-- start Data provided --

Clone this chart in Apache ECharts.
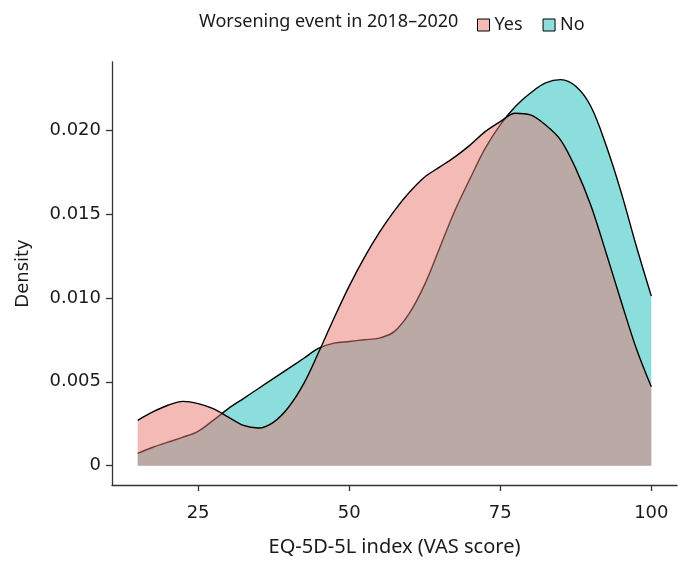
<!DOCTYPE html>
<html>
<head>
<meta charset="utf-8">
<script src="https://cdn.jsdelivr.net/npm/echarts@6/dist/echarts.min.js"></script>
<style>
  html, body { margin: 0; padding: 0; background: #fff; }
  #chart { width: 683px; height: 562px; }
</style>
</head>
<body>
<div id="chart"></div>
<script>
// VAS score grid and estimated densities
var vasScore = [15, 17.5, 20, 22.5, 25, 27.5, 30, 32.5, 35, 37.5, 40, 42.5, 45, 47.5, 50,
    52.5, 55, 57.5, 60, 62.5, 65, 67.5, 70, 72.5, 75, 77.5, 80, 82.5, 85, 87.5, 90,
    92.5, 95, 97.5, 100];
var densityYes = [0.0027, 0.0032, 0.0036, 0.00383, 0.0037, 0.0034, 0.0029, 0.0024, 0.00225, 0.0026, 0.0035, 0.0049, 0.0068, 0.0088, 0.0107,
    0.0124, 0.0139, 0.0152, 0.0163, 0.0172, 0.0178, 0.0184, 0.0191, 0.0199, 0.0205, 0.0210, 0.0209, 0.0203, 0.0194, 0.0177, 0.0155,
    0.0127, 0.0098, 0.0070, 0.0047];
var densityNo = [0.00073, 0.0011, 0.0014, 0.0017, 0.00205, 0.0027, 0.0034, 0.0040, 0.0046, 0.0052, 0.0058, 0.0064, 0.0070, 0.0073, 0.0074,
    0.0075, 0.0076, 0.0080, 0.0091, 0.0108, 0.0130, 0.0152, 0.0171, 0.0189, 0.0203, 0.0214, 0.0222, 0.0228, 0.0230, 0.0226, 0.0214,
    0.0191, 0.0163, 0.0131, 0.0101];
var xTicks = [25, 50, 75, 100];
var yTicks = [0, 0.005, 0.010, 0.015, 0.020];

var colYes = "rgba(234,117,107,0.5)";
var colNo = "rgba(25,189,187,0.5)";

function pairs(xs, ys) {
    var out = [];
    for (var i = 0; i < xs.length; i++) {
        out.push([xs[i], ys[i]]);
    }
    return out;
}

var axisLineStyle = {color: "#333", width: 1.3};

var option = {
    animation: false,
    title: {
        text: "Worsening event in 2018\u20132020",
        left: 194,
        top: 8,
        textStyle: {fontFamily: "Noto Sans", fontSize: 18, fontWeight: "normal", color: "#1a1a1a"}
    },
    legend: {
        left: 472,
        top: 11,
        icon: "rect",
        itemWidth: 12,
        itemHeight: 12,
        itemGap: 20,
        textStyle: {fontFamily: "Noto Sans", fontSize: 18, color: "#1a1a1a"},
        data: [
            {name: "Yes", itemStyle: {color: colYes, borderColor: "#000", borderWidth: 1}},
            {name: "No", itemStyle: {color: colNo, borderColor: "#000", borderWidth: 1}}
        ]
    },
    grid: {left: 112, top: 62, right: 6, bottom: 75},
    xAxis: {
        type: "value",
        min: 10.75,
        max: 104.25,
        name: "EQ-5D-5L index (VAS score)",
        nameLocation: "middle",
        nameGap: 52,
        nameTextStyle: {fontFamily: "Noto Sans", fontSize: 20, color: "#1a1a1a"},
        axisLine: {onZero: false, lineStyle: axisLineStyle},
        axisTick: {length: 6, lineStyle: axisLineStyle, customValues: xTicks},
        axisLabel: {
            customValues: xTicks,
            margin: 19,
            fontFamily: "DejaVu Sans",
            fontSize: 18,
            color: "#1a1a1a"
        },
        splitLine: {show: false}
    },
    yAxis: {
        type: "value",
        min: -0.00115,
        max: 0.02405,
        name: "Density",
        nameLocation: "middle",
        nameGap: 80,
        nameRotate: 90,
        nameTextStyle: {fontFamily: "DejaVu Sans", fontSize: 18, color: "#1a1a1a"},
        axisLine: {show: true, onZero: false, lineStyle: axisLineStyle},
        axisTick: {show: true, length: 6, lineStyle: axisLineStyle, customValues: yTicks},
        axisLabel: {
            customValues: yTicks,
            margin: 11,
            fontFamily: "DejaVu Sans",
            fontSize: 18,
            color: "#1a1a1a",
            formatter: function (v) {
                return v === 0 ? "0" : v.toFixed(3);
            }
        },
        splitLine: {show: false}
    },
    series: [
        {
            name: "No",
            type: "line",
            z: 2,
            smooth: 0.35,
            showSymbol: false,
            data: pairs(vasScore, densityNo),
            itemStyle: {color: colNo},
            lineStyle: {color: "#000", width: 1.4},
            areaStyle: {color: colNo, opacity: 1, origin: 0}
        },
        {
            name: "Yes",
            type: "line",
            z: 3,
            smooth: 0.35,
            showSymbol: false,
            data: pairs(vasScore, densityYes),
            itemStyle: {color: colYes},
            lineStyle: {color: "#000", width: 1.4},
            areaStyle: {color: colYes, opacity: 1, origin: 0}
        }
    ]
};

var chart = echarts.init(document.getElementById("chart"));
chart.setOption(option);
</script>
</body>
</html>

-- end Data provided --

_Set exercise_. Restate the entire listing word for word, excluding pictures.

_Exercise answer_.
Clone this chart in Apache ECharts.
<!DOCTYPE html>
<html>
<head>
<meta charset="utf-8">
<script src="https://cdn.jsdelivr.net/npm/echarts@6/dist/echarts.min.js"></script>
<style>
  html, body { margin: 0; padding: 0; background: #fff; }
  #chart { width: 683px; height: 562px; }
</style>
</head>
<body>
<div id="chart"></div>
<script>
// VAS score grid and estimated densities
var vasScore = [15, 17.5, 20, 22.5, 25, 27.5, 30, 32.5, 35, 37.5, 40, 42.5, 45, 47.5, 50,
    52.5, 55, 57.5, 60, 62.5, 65, 67.5, 70, 72.5, 75, 77.5, 80, 82.5, 85, 87.5, 90,
    92.5, 95, 97.5, 100];
var densityYes = [0.0027, 0.0032, 0.0036, 0.00383, 0.0037, 0.0034, 0.0029, 0.0024, 0.00225, 0.0026, 0.0035, 0.0049, 0.0068, 0.0088, 0.0107,
    0.0124, 0.0139, 0.0152, 0.0163, 0.0172, 0.0178, 0.0184, 0.0191, 0.0199, 0.0205, 0.0210, 0.0209, 0.0203, 0.0194, 0.0177, 0.0155,
    0.0127, 0.0098, 0.0070, 0.0047];
var densityNo = [0.00073, 0.0011, 0.0014, 0.0017, 0.00205, 0.0027, 0.0034, 0.0040, 0.0046, 0.0052, 0.0058, 0.0064, 0.0070, 0.0073, 0.0074,
    0.0075, 0.0076, 0.0080, 0.0091, 0.0108, 0.0130, 0.0152, 0.0171, 0.0189, 0.0203, 0.0214, 0.0222, 0.0228, 0.0230, 0.0226, 0.0214,
    0.0191, 0.0163, 0.0131, 0.0101];
var xTicks = [25, 50, 75, 100];
var yTicks = [0, 0.005, 0.010, 0.015, 0.020];

var colYes = "rgba(234,117,107,0.5)";
var colNo = "rgba(25,189,187,0.5)";

function pairs(xs, ys) {
    var out = [];
    for (var i = 0; i < xs.length; i++) {
        out.push([xs[i], ys[i]]);
    }
    return out;
}

var axisLineStyle = {color: "#333", width: 1.3};

var option = {
    animation: false,
    title: {
        text: "Worsening event in 2018\u20132020",
        left: 194,
        top: 8,
        textStyle: {fontFamily: "Noto Sans", fontSize: 18, fontWeight: "normal", color: "#1a1a1a"}
    },
    legend: {
        left: 472,
        top: 11,
        icon: "rect",
        itemWidth: 12,
        itemHeight: 12,
        itemGap: 20,
        textStyle: {fontFamily: "Noto Sans", fontSize: 18, color: "#1a1a1a"},
        data: [
            {name: "Yes", itemStyle: {color: colYes, borderColor: "#000", borderWidth: 1}},
            {name: "No", itemStyle: {color: colNo, borderColor: "#000", borderWidth: 1}}
        ]
    },
    grid: {left: 112, top: 62, right: 6, bottom: 75},
    xAxis: {
        type: "value",
        min: 10.75,
        max: 104.25,
        name: "EQ-5D-5L index (VAS score)",
        nameLocation: "middle",
        nameGap: 52,
        nameTextStyle: {fontFamily: "Noto Sans", fontSize: 20, color: "#1a1a1a"},
        axisLine: {onZero: false, lineStyle: axisLineStyle},
        axisTick: {length: 6, lineStyle: axisLineStyle, customValues: xTicks},
        axisLabel: {
            customValues: xTicks,
            margin: 19,
            fontFamily: "DejaVu Sans",
            fontSize: 18,
            color: "#1a1a1a"
        },
        splitLine: {show: false}
    },
    yAxis: {
        type: "value",
        min: -0.00115,
        max: 0.02405,
        name: "Density",
        nameLocation: "middle",
        nameGap: 80,
        nameRotate: 90,
        nameTextStyle: {fontFamily: "DejaVu Sans", fontSize: 18, color: "#1a1a1a"},
        axisLine: {show: true, onZero: false, lineStyle: axisLineStyle},
        axisTick: {show: true, length: 6, lineStyle: axisLineStyle, customValues: yTicks},
        axisLabel: {
            customValues: yTicks,
            margin: 11,
            fontFamily: "DejaVu Sans",
            fontSize: 18,
            color: "#1a1a1a",
            formatter: function (v) {
                return v === 0 ? "0" : v.toFixed(3);
            }
        },
        splitLine: {show: false}
    },
    series: [
        {
            name: "No",
            type: "line",
            z: 2,
            smooth: 0.35,
            showSymbol: false,
            data: pairs(vasScore, densityNo),
            itemStyle: {color: colNo},
            lineStyle: {color: "#000", width: 1.4},
            areaStyle: {color: colNo, opacity: 1, origin: 0}
        },
        {
            name: "Yes",
            type: "line",
            z: 3,
            smooth: 0.35,
            showSymbol: false,
            data: pairs(vasScore, densityYes),
            itemStyle: {color: colYes},
            lineStyle: {color: "#000", width: 1.4},
            areaStyle: {color: colYes, opacity: 1, origin: 0}
        }
    ]
};

var chart = echarts.init(document.getElementById("chart"));
chart.setOption(option);
</script>
</body>
</html>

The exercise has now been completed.